Le témoignage d’un ancien du MFM, Donat Andriamahefamparany, m’a appris l’existence d’une école de pensée, «Sekolim-piheverana». Voilà qui explique pourquoi les «Rouges experts» pensent et s’expriment de manière aussi structurée. D’ailleurs, depuis la disparition progressive des formations des années 1970s-1980s, quel parti politique malgache inculque encore à ses membres la logique, l’esthétique, la critique, la dialectique et la rhétorique ?
Solofo Randrianja, universitaire, rappelle que Ingahindriana Germain Rakotonirainy (l’ancien numéro 2 du MFM est enseveli au sommet d’Ambohidrapeto) s’est fait élire comme député du MFM «par un type particulier d’électorat tananarivien» et que «pour les Tananariviens un peu ouverts, le MFM a aussi permis à une certaine couche de la population de s’exprimer...d’où peut-être une certaine peur...dans une société très cloisonnée...».
Ceux qui ont fait mai 1972 protestent de l’image péjorative qu’on en donne : la «mère des révolutions» semblant être jugée par les déviances de ses lointains avatars de 1991, 2002 et 2009. Solofo Randrianja raconte : «Le madinika est aussi une référence biblique, mais pour Tana, c’était cantonné à l’ambany-tanàna. La plupart des jeunes qui étaient dans le MFM, dans ces années 1970s, étaient des scouts, des chrétiens qui se posaient des questions sur la nature de leur société et le discours ambiant plein d’hypocrisie. 1972 a permis de décloisonner un peu les sociétés malgaches, et même Tana. J’avais seize ans, j’étais à Saint-Michel (le Collège des Jésuites) et c’était la première fois que je rencontrais des lycéens ou de jeunes prostituées. On allait dans les villages alentour avec Germain, découvrir comment vivaient les jeunes paysans, et vice-versa. On leur donnait des cartables et des cahiers pour les encourager à étudier. C’était ça, mon 72. C’était ça, notre malgachisation».
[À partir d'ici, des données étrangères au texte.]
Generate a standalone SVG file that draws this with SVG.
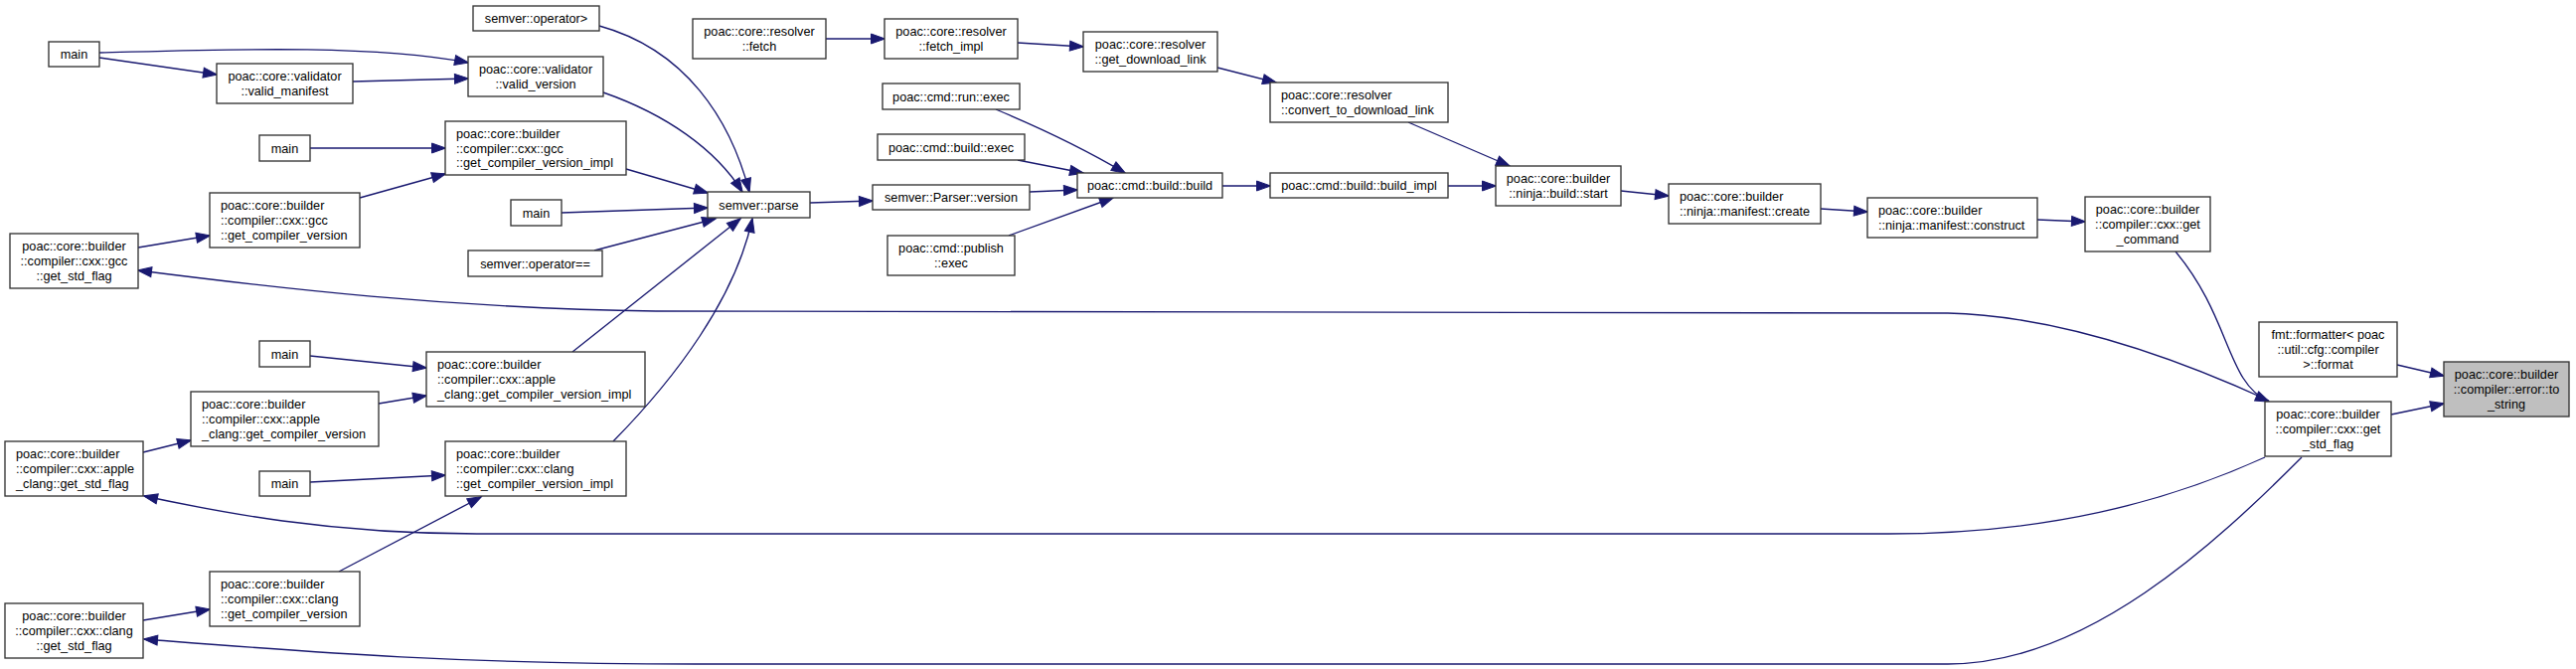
<svg xmlns="http://www.w3.org/2000/svg" width="2592" height="673" viewBox="0 0 2592 673">
<style>
.n rect{fill:#ffffff;stroke:#333333;stroke-width:1.35}
.n.hl rect{fill:#bfbfbf}
text{font-family:"Liberation Sans",Arial,Helvetica,sans-serif;font-size:12.7px;fill:#000000}
.c{text-anchor:middle}
.l{text-anchor:start}
#edges path{fill:none;stroke:#191970;stroke-width:1.35;marker-end:url(#arr)}
</style>
<defs>
<marker id="arr" viewBox="0 0 14 10" markerWidth="14" markerHeight="10" refX="13.5" refY="5" orient="auto" markerUnits="userSpaceOnUse" overflow="visible">
<path d="M0,0 L14,5 L0,10 z" fill="#191970" stroke="#191970" stroke-width="1"/>
</marker>
</defs>
<rect width="2592" height="673" fill="#ffffff"/>
<g id="edges">
<path d="M100,53 C220,50 370,44 471,63"/>
<path d="M100,58 L218,75"/>
<path d="M355,82 L471,79"/>
<path d="M603,26 C690,50 735,120 754,193"/>
<path d="M607,93 C670,115 720,150 747,193"/>
<path d="M312,149 L448,149"/>
<path d="M362,199 L448,175"/>
<path d="M139,249 L211,237"/>
<path d="M630,170 L712,194"/>
<path d="M565,214 L712,209"/>
<path d="M598,252 L720,220"/>
<path d="M576,354 L745,220"/>
<path d="M617,444 C680,380 740,300 757,220"/>
<path d="M312,358 L429,370"/>
<path d="M381,406 L429,398"/>
<path d="M144,455 L192,443"/>
<path d="M312,485 L448,478"/>
<path d="M341,575 L484,500"/>
<path d="M144,624 L211,613"/>
<path d="M2283,403 C2200,365 2080,318 1960,315 L660,313 C450,310 280,290 139,272"/>
<path d="M2279,460 C2180,505 2060,537 1900,537 L480,537 C330,537 220,515 145,499"/>
<path d="M2316,460 C2230,546 2100,668 1960,668 L700,668 C450,668 300,655 145,643"/>
<path d="M2189,253 C2245,320 2240,385 2283,404"/>
<path d="M2412,367 L2459,378"/>
<path d="M2406,417 L2459,406"/>
<path d="M815,204 L878,202"/>
<path d="M1036,193 L1084,191"/>
<path d="M1002,110 C1050,130 1100,155 1132,174"/>
<path d="M1024,161 L1090,174"/>
<path d="M1015,237 L1120,199"/>
<path d="M1230,187 L1278,187"/>
<path d="M1457,187 L1505,187"/>
<path d="M831,39 L890,39"/>
<path d="M1024,43 L1090,47"/>
<path d="M1225,68 L1284,83"/>
<path d="M1417,123 L1519,167"/>
<path d="M1631,192 L1679,197"/>
<path d="M1832,210 L1879,213"/>
<path d="M2050,221 L2098,223"/>
</g>
<g id="main1" class="n"><rect x="49" y="42" width="51" height="25"/><text class="c" x="74.5" y="59.1">main</text></g>
<g id="valid_manifest" class="n"><rect x="218" y="64" width="137" height="40"/><text class="c" x="286.5" y="81.25">poac::core::validator</text><text class="c" x="286.5" y="95.95">::valid_manifest</text></g>
<g id="valid_version" class="n"><rect x="471" y="57" width="136" height="40"/><text class="c" x="539" y="74.25">poac::core::validator</text><text class="c" x="539" y="88.95">::valid_version</text></g>
<g id="op_gt" class="n"><rect x="476" y="6" width="127" height="25"/><text class="c" x="539.5" y="23.1">semver::operator&gt;</text></g>
<g id="main2" class="n"><rect x="261" y="136" width="51" height="26"/><text class="c" x="286.5" y="153.6">main</text></g>
<g id="gcc_impl" class="n"><rect x="448" y="122" width="182" height="54"/><text class="l" x="459" y="138.9">poac::core::builder</text><text class="l" x="459" y="153.6">::compiler::cxx::gcc</text><text class="l" x="459" y="168.3">::get_compiler_version_impl</text></g>
<g id="main3" class="n"><rect x="514" y="201" width="51" height="26"/><text class="c" x="539.5" y="218.6">main</text></g>
<g id="op_eq" class="n"><rect x="471" y="252" width="135" height="26"/><text class="c" x="538.5" y="269.6">semver::operator==</text></g>
<g id="gcc_gcv" class="n"><rect x="211" y="194" width="151" height="55"/><text class="l" x="222" y="211.4">poac::core::builder</text><text class="l" x="222" y="226.1">::compiler::cxx::gcc</text><text class="l" x="222" y="240.8">::get_compiler_version</text></g>
<g id="gcc_std" class="n"><rect x="10" y="235" width="129" height="55"/><text class="c" x="74.5" y="252.4">poac::core::builder</text><text class="c" x="74.5" y="267.1">::compiler::cxx::gcc</text><text class="c" x="74.5" y="281.8">::get_std_flag</text></g>
<g id="main4" class="n"><rect x="261" y="343" width="51" height="26"/><text class="c" x="286.5" y="360.6">main</text></g>
<g id="apple_impl" class="n"><rect x="429" y="354" width="220" height="55"/><text class="l" x="440" y="371.4">poac::core::builder</text><text class="l" x="440" y="386.1">::compiler::cxx::apple</text><text class="l" x="440" y="400.8">_clang::get_compiler_version_impl</text></g>
<g id="apple_gcv" class="n"><rect x="192" y="394" width="189" height="55"/><text class="l" x="203" y="411.4">poac::core::builder</text><text class="l" x="203" y="426.1">::compiler::cxx::apple</text><text class="l" x="203" y="440.8">_clang::get_compiler_version</text></g>
<g id="apple_std" class="n"><rect x="5" y="444" width="139" height="55"/><text class="l" x="16" y="461.4">poac::core::builder</text><text class="l" x="16" y="476.1">::compiler::cxx::apple</text><text class="l" x="16" y="490.8">_clang::get_std_flag</text></g>
<g id="main5" class="n"><rect x="261" y="474" width="51" height="25"/><text class="c" x="286.5" y="491.1">main</text></g>
<g id="clang_impl" class="n"><rect x="448" y="444" width="182" height="55"/><text class="l" x="459" y="461.4">poac::core::builder</text><text class="l" x="459" y="476.1">::compiler::cxx::clang</text><text class="l" x="459" y="490.8">::get_compiler_version_impl</text></g>
<g id="clang_gcv" class="n"><rect x="211" y="575" width="151" height="55"/><text class="l" x="222" y="592.4">poac::core::builder</text><text class="l" x="222" y="607.1">::compiler::cxx::clang</text><text class="l" x="222" y="621.8">::get_compiler_version</text></g>
<g id="clang_std" class="n"><rect x="5" y="607" width="139" height="55"/><text class="c" x="74.5" y="624.4">poac::core::builder</text><text class="c" x="74.5" y="639.1">::compiler::cxx::clang</text><text class="c" x="74.5" y="653.8">::get_std_flag</text></g>
<g id="parse" class="n"><rect x="712" y="193" width="103" height="26"/><text class="c" x="763.5" y="210.6">semver::parse</text></g>
<g id="fetch" class="n"><rect x="697" y="19" width="134" height="40"/><text class="c" x="764" y="36.25">poac::core::resolver</text><text class="c" x="764" y="50.95">::fetch</text></g>
<g id="fetch_impl" class="n"><rect x="890" y="19" width="134" height="40"/><text class="c" x="957" y="36.25">poac::core::resolver</text><text class="c" x="957" y="50.95">::fetch_impl</text></g>
<g id="get_download_link" class="n"><rect x="1090" y="32" width="135" height="40"/><text class="c" x="1157.5" y="49.25">poac::core::resolver</text><text class="c" x="1157.5" y="63.95">::get_download_link</text></g>
<g id="run_exec" class="n"><rect x="888" y="84" width="138" height="26"/><text class="c" x="957" y="101.6">poac::cmd::run::exec</text></g>
<g id="build_exec" class="n"><rect x="883" y="135" width="148" height="26"/><text class="c" x="957" y="152.6">poac::cmd::build::exec</text></g>
<g id="parser_version" class="n"><rect x="878" y="186" width="158" height="25"/><text class="c" x="957" y="203.1">semver::Parser::version</text></g>
<g id="build_build" class="n"><rect x="1084" y="174" width="146" height="25"/><text class="c" x="1157" y="191.1">poac::cmd::build::build</text></g>
<g id="publish_exec" class="n"><rect x="893" y="237" width="128" height="40"/><text class="c" x="957" y="254.25">poac::cmd::publish</text><text class="c" x="957" y="268.95">::exec</text></g>
<g id="convert" class="n"><rect x="1278" y="83" width="179" height="40"/><text class="l" x="1289" y="100.25">poac::core::resolver</text><text class="l" x="1289" y="114.95">::convert_to_download_link</text></g>
<g id="build_impl" class="n"><rect x="1278" y="174" width="179" height="25"/><text class="c" x="1367.5" y="191.1">poac::cmd::build::build_impl</text></g>
<g id="ninja_start" class="n"><rect x="1505" y="167" width="126" height="40"/><text class="c" x="1568" y="184.25">poac::core::builder</text><text class="c" x="1568" y="198.95">::ninja::build::start</text></g>
<g id="manifest_create" class="n"><rect x="1679" y="185" width="153" height="40"/><text class="l" x="1690" y="202.25">poac::core::builder</text><text class="l" x="1690" y="216.95">::ninja::manifest::create</text></g>
<g id="manifest_construct" class="n"><rect x="1879" y="199" width="171" height="40"/><text class="l" x="1890" y="216.25">poac::core::builder</text><text class="l" x="1890" y="230.95">::ninja::manifest::construct</text></g>
<g id="get_command" class="n"><rect x="2098" y="198" width="126" height="55"/><text class="c" x="2161" y="215.4">poac::core::builder</text><text class="c" x="2161" y="230.1">::compiler::cxx::get</text><text class="c" x="2161" y="244.8">_command</text></g>
<g id="fmt_format" class="n"><rect x="2273" y="324" width="139" height="55"/><text class="c" x="2342.5" y="341.4">fmt::formatter&lt; poac</text><text class="c" x="2342.5" y="356.1">::util::cfg::compiler</text><text class="c" x="2342.5" y="370.8">&gt;::format</text></g>
<g id="cxx_get_std_flag" class="n"><rect x="2279" y="404" width="127" height="55"/><text class="c" x="2342.5" y="421.4">poac::core::builder</text><text class="c" x="2342.5" y="436.1">::compiler::cxx::get</text><text class="c" x="2342.5" y="450.8">_std_flag</text></g>
<g id="to_string" class="n hl"><rect x="2459" y="364" width="126" height="55"/><text class="c" x="2522" y="381.4">poac::core::builder</text><text class="c" x="2522" y="396.1">::compiler::error::to</text><text class="c" x="2522" y="410.8">_string</text></g>
</svg>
Situer «1972» dans l’air de ce temps : parce que le mai 1968, dont la jeunesse malgache allait entendre des échos préférentiels, avait un «père spirituel» allemand, Theodor Adorno (1903-1968), auquel la contestation estudiantine, celle des jeunes allemands de Francfort, allait dévoiler ses propres «contradictions internes» quand il fit appel à la police pour les chasser de l’Institut dont il était le directeur. Aux États-Unis, le même Adorno avait dénoncé la «musique populaire», devenue marchandise sans rapport avec la culture, mais à Madagascar, 1972 et les années d’après allaient révéler une musique différente dont la renommée demeure d’actualité. Et le MFM aurait su capter tout ça, même brièvement.
Créé le 27 décembre 1972, situé d’emblée à la gauche de la gauche, et d’ailleurs reconnu «organisation révolutionnaire», en septembre 1977, le MFM s’éloignera toujours davantage de sa case d’extrême-gauche, le «Mitolona ho an’ny Fanjakan’ny Madinika» devenant «Mitolona ho an’ny Fandrosoan’i Madagasikara» en 1989, pour siéger confortablement, depuis 1994, au sein de l’Internationale libérale.
La mort de Manandafy Rakotonirina, son fondateur, doit permettre de mieux situer «1972» qu’on l’a toujours fait jusqu’ici. Je sens une révolution culturelle inachevée, totalement dévoyée par les années qui allaient suivre, et dont les acteurs de l’époque témoignent encore avec une fierté amère : «On l’a fait, après on a zappé».